Ela é natural do distrito de Campos Velhos, no município de Caridade, que fica distante cerca de 75 km do campus onde cursa a graduação. Para evitar a rotina cansativa e de pouco sono, Gercivania, inclusive, contou com apoio de lares temporários, passando por casa de amigos e de familiares. No entanto, seguiu sem a sensação de um lar.
“A gente sabe que não é a realidade de todos alcançar o ingresso à educação superior. Então, eu não queria abrir mão desse sonho. Um sonho que não é só meu, é um sonho da minha família também”, destacou Gercivania, que é uma das 76 moradoras da Residência 125, no Benfica.
Gercivania Sales, estudante de Letras Inglês-Português na Universidade Federal do Ceará (UFC).
Kid Junior/SVM
Ela foi aprovada na UFC no início de 2023, mas conseguiu a vaga para a residência apenas em outubro do ano passado. “Antes disso, eu passei por muitas dificuldades e muitos desafios que me levaram em alguns momentos a pensar se realmente seria possível dar continuidade ou não na minha graduação”, disse a jovem.
“A distância entre a minha cidade e onde fica a universidade era muito grande, e isso dificultava bastante a minha permanência no curso”, reforçou a jovem.

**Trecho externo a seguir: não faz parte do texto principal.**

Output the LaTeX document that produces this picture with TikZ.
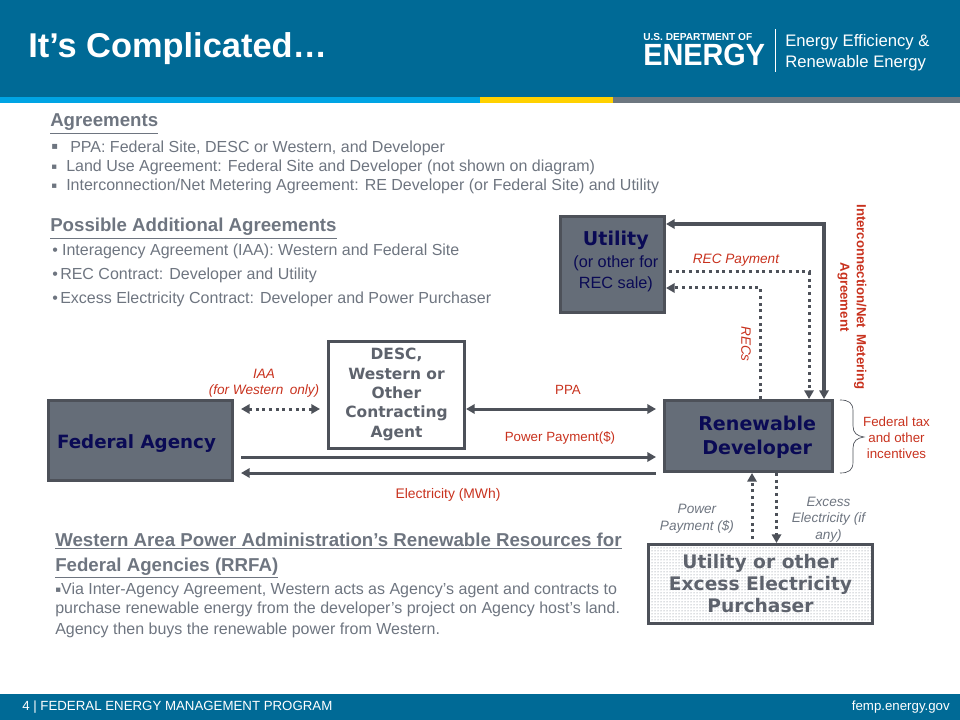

“Eu estava pensando em desistir porque eu não estava aguentando essa rotina desgastante. Eu lutava o tempo todo contra esse cansaço e sempre me sentia muito esgotada”, complementou.
Com a vaga na residência, a distância entre casa e faculdade diminuiu de 75km para 750 metros — uma redução de 99%. A mudança, no entanto, vai além do novo endereço. “Agora eu consigo conciliar tudo, organizar o meu tempo direitinho, consigo dormir com qualidade. Aqui eu me sinto em casa”, disse a universitária.
“Eu particularmente considero a minha família nesse lugar. Eles fazem a gente ter esse sentimento de pertencimento. Esse contato diário, conviver com pessoas que passaram por dificuldades parecidas com as minhas, que enfrentaram desafios parecidos com os meus”, complementou Gercivania.
Gercivania Sales conseguiu diminuir em 99% a distância entre casa e faculdade após entrar na residência universitária.